Curumin (born Luciano Nakata Albuquerque July 28, 1976, in São Paulo, Brazil) is a Brazilian musician whose style incorporates elements of samba, funk, jazz, bossa nova, and hip hop. He sings in Portuguese and speaks fluent English. His first album, Achados E Perdidos, was released on September 20, 2005, on the Quannum Projects label.

Curumin and Quannum Projects first crossed paths when Chief Xcel, one half of Blackalicious and one fifth of Quannum, was on tour in Brazil.
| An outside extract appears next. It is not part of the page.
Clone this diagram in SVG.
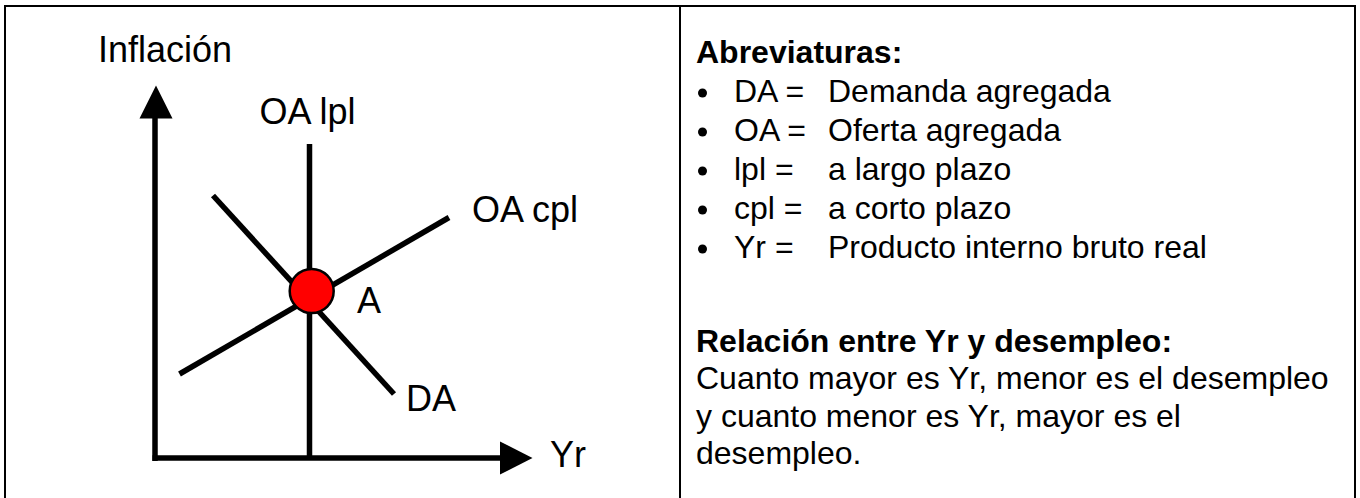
<svg xmlns="http://www.w3.org/2000/svg" width="1360" height="498" viewBox="0 0 1360 498">
  <style>
    .frame { stroke: #000; stroke-width: 2; fill: none; }
    .ln { stroke: #000; stroke-width: 5.5; fill: none; stroke-linecap: butt; }
    .lbl { font-family: "Liberation Sans", Arial, sans-serif; font-size: 36px; fill: #000; }
    .txt { font-family: "Liberation Sans", Arial, sans-serif; font-size: 32px; fill: #000; }
    .hd { font-family: "Liberation Sans", Arial, sans-serif; font-size: 32px; font-weight: bold; fill: #000; }
  </style>
  <rect x="0" y="0" width="1360" height="498" fill="#fff"/>
  <g id="frame">
    <path class="frame" d="M5 498 V6 H1355 V498"/>
    <line class="frame" x1="680" y1="6" x2="680" y2="498"/>
  </g>
  <g id="connectors">
    <line class="ln" x1="155" y1="116" x2="155" y2="461"/>
    <polygon points="156,85.5 139.5,118.5 172.5,118.5" fill="#000"/>
    <line class="ln" x1="152.5" y1="458" x2="502" y2="458"/>
    <polygon points="532.5,458 500,441.5 500,474.5" fill="#000"/>
    <line class="ln" x1="309.5" y1="144" x2="309.5" y2="458"/>
    <line class="ln" x1="213" y1="195.5" x2="394" y2="394"/>
    <line class="ln" x1="179.5" y1="374" x2="449" y2="217.5"/>
  </g>
  <g id="point-A">
    <circle cx="311.7" cy="291" r="22" fill="#ff0000" stroke="#000" stroke-width="2.5"/>
    <text class="lbl" x="357" y="313">A</text>
  </g>
  <g id="label-inflacion"><text class="lbl" x="98" y="62">Inflación</text></g>
  <g id="label-oalpl"><text class="lbl" x="259.5" y="124">OA lpl</text></g>
  <g id="label-oacpl"><text class="lbl" x="472" y="222">OA cpl</text></g>
  <g id="label-da"><text class="lbl" x="406" y="411">DA</text></g>
  <g id="label-yr"><text class="lbl" x="550" y="467">Yr</text></g>
  <g id="legend">
    <text class="hd" x="696" y="63">Abreviaturas:</text>
    <g fill="#000">
      <circle cx="702.5" cy="93" r="4.5"/>
      <circle cx="702.5" cy="132" r="4.5"/>
      <circle cx="702.5" cy="171" r="4.5"/>
      <circle cx="702.5" cy="210" r="4.5"/>
      <circle cx="702.5" cy="249" r="4.5"/>
    </g>
    <text class="txt" x="734" y="102">DA =</text>
    <text class="txt" x="828" y="102">Demanda agregada</text>
    <text class="txt" x="734" y="141">OA =</text>
    <text class="txt" x="828" y="141">Oferta agregada</text>
    <text class="txt" x="734" y="180">lpl =</text>
    <text class="txt" x="828" y="180">a largo plazo</text>
    <text class="txt" x="734" y="219">cpl =</text>
    <text class="txt" x="828" y="219">a corto plazo</text>
    <text class="txt" x="734" y="258">Yr =</text>
    <text class="txt" x="828" y="258">Producto interno bruto real</text>
  </g>
  <g id="relation">
    <text class="hd" x="696" y="352">Relación entre Yr y desempleo:</text>
    <text class="txt" x="696" y="389">Cuanto mayor es Yr, menor es el desempleo</text>
    <text class="txt" x="696" y="427">y cuanto menor es Yr, mayor es el</text>
    <text class="txt" x="696" y="464">desempleo.</text>
  </g>
</svg>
Happening upon Achados E Perdidos while in São Paulo, Xcel knew immediately that this was a record that could resonate with audiences outside Brazil as well.

In 2011 he contributed the song "Ela (Ticklah Remix)" to the Red Hot Organization's most recent charitable album Red Hot + Rio 2. The album is a follow-up to the 1996 Red Hot + Rio, proceeds from the sales being donated to raise awareness and money to fight AIDS/HIV and related health and social issues.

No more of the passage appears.